## Goal
Reproduce the listing exactly and skip over any pictures.

## Data provided
◇ ◇ ◇

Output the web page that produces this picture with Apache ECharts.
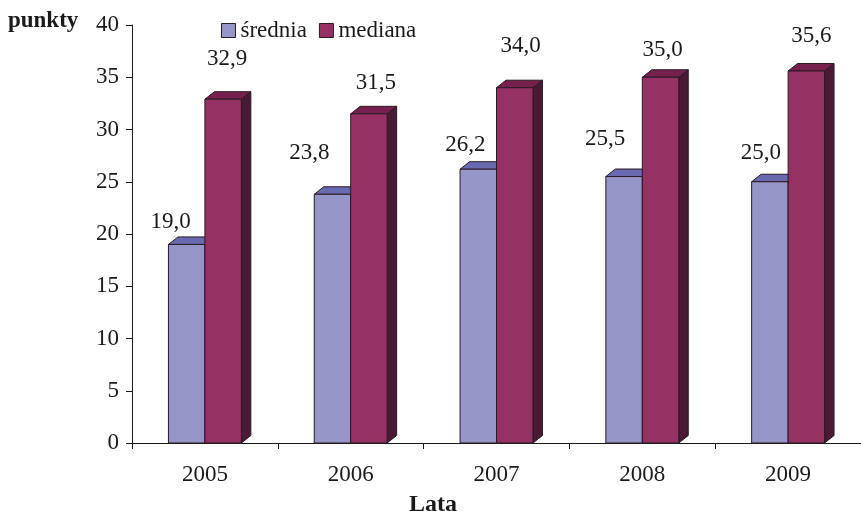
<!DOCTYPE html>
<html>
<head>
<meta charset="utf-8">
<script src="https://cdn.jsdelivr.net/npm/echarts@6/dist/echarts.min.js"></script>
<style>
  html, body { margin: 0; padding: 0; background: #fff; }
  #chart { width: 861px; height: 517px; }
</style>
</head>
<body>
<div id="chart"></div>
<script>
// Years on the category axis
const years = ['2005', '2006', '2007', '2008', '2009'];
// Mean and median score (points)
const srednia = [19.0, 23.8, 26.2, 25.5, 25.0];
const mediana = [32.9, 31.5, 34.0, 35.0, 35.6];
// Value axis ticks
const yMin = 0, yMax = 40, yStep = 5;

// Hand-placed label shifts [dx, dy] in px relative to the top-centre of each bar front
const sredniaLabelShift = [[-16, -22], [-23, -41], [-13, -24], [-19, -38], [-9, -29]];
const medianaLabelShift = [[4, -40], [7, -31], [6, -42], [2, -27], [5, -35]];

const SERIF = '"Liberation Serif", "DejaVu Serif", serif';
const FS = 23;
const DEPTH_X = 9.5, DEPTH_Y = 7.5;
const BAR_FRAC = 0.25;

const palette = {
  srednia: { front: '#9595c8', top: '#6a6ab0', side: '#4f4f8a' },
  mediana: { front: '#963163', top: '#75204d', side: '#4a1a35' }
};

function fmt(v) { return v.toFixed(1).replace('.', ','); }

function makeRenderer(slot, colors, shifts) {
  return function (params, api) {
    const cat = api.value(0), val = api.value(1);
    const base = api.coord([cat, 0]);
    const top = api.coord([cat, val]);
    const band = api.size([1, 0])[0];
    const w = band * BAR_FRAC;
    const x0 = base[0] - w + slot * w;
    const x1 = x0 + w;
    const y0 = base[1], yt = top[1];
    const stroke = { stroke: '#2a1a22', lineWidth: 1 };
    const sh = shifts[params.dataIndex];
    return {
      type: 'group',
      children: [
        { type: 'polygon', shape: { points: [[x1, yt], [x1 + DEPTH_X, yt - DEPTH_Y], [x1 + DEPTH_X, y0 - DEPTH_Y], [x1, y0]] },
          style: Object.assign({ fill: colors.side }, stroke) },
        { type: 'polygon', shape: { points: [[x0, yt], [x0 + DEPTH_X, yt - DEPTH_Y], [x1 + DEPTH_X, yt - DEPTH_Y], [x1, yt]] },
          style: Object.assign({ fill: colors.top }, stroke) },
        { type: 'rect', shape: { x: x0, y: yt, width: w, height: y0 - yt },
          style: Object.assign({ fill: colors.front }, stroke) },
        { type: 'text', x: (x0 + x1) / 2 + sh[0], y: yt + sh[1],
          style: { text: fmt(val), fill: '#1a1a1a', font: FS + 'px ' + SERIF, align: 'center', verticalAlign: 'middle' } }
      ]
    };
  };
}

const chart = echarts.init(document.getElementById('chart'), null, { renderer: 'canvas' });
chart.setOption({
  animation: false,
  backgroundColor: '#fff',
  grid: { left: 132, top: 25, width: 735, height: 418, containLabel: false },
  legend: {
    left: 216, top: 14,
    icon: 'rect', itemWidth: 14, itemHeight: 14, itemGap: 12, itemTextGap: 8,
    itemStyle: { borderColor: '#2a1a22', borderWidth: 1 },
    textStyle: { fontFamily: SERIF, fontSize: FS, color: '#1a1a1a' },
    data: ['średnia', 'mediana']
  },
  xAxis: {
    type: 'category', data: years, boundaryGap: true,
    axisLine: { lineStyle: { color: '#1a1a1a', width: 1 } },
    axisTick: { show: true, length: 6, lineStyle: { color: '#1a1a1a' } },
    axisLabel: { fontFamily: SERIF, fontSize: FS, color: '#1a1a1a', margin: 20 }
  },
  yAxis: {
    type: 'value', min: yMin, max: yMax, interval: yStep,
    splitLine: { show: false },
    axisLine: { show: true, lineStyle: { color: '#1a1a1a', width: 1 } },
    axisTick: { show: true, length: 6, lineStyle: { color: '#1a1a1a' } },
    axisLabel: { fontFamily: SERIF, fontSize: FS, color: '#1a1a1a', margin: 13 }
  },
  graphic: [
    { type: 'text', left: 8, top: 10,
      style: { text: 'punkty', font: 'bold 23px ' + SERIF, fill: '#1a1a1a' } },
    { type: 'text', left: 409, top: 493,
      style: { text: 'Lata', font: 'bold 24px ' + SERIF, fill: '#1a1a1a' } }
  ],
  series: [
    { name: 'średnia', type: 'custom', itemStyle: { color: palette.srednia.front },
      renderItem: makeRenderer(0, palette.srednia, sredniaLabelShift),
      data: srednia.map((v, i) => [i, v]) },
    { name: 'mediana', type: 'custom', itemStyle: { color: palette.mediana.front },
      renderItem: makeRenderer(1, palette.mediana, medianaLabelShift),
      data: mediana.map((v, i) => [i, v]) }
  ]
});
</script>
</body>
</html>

◇ ◇ ◇

## Written answer
Output the web page that produces this picture with Apache ECharts.
<!DOCTYPE html>
<html>
<head>
<meta charset="utf-8">
<script src="https://cdn.jsdelivr.net/npm/echarts@6/dist/echarts.min.js"></script>
<style>
  html, body { margin: 0; padding: 0; background: #fff; }
  #chart { width: 861px; height: 517px; }
</style>
</head>
<body>
<div id="chart"></div>
<script>
// Years on the category axis
const years = ['2005', '2006', '2007', '2008', '2009'];
// Mean and median score (points)
const srednia = [19.0, 23.8, 26.2, 25.5, 25.0];
const mediana = [32.9, 31.5, 34.0, 35.0, 35.6];
// Value axis ticks
const yMin = 0, yMax = 40, yStep = 5;

// Hand-placed label shifts [dx, dy] in px relative to the top-centre of each bar front
const sredniaLabelShift = [[-16, -22], [-23, -41], [-13, -24], [-19, -38], [-9, -29]];
const medianaLabelShift = [[4, -40], [7, -31], [6, -42], [2, -27], [5, -35]];

const SERIF = '"Liberation Serif", "DejaVu Serif", serif';
const FS = 23;
const DEPTH_X = 9.5, DEPTH_Y = 7.5;
const BAR_FRAC = 0.25;

const palette = {
  srednia: { front: '#9595c8', top: '#6a6ab0', side: '#4f4f8a' },
  mediana: { front: '#963163', top: '#75204d', side: '#4a1a35' }
};

function fmt(v) { return v.toFixed(1).replace('.', ','); }

function makeRenderer(slot, colors, shifts) {
  return function (params, api) {
    const cat = api.value(0), val = api.value(1);
    const base = api.coord([cat, 0]);
    const top = api.coord([cat, val]);
    const band = api.size([1, 0])[0];
    const w = band * BAR_FRAC;
    const x0 = base[0] - w + slot * w;
    const x1 = x0 + w;
    const y0 = base[1], yt = top[1];
    const stroke = { stroke: '#2a1a22', lineWidth: 1 };
    const sh = shifts[params.dataIndex];
    return {
      type: 'group',
      children: [
        { type: 'polygon', shape: { points: [[x1, yt], [x1 + DEPTH_X, yt - DEPTH_Y], [x1 + DEPTH_X, y0 - DEPTH_Y], [x1, y0]] },
          style: Object.assign({ fill: colors.side }, stroke) },
        { type: 'polygon', shape: { points: [[x0, yt], [x0 + DEPTH_X, yt - DEPTH_Y], [x1 + DEPTH_X, yt - DEPTH_Y], [x1, yt]] },
          style: Object.assign({ fill: colors.top }, stroke) },
        { type: 'rect', shape: { x: x0, y: yt, width: w, height: y0 - yt },
          style: Object.assign({ fill: colors.front }, stroke) },
        { type: 'text', x: (x0 + x1) / 2 + sh[0], y: yt + sh[1],
          style: { text: fmt(val), fill: '#1a1a1a', font: FS + 'px ' + SERIF, align: 'center', verticalAlign: 'middle' } }
      ]
    };
  };
}

const chart = echarts.init(document.getElementById('chart'), null, { renderer: 'canvas' });
chart.setOption({
  animation: false,
  backgroundColor: '#fff',
  grid: { left: 132, top: 25, width: 735, height: 418, containLabel: false },
  legend: {
    left: 216, top: 14,
    icon: 'rect', itemWidth: 14, itemHeight: 14, itemGap: 12, itemTextGap: 8,
    itemStyle: { borderColor: '#2a1a22', borderWidth: 1 },
    textStyle: { fontFamily: SERIF, fontSize: FS, color: '#1a1a1a' },
    data: ['średnia', 'mediana']
  },
  xAxis: {
    type: 'category', data: years, boundaryGap: true,
    axisLine: { lineStyle: { color: '#1a1a1a', width: 1 } },
    axisTick: { show: true, length: 6, lineStyle: { color: '#1a1a1a' } },
    axisLabel: { fontFamily: SERIF, fontSize: FS, color: '#1a1a1a', margin: 20 }
  },
  yAxis: {
    type: 'value', min: yMin, max: yMax, interval: yStep,
    splitLine: { show: false },
    axisLine: { show: true, lineStyle: { color: '#1a1a1a', width: 1 } },
    axisTick: { show: true, length: 6, lineStyle: { color: '#1a1a1a' } },
    axisLabel: { fontFamily: SERIF, fontSize: FS, color: '#1a1a1a', margin: 13 }
  },
  graphic: [
    { type: 'text', left: 8, top: 10,
      style: { text: 'punkty', font: 'bold 23px ' + SERIF, fill: '#1a1a1a' } },
    { type: 'text', left: 409, top: 493,
      style: { text: 'Lata', font: 'bold 24px ' + SERIF, fill: '#1a1a1a' } }
  ],
  series: [
    { name: 'średnia', type: 'custom', itemStyle: { color: palette.srednia.front },
      renderItem: makeRenderer(0, palette.srednia, sredniaLabelShift),
      data: srednia.map((v, i) => [i, v]) },
    { name: 'mediana', type: 'custom', itemStyle: { color: palette.mediana.front },
      renderItem: makeRenderer(1, palette.mediana, medianaLabelShift),
      data: mediana.map((v, i) => [i, v]) }
  ]
});
</script>
</body>
</html>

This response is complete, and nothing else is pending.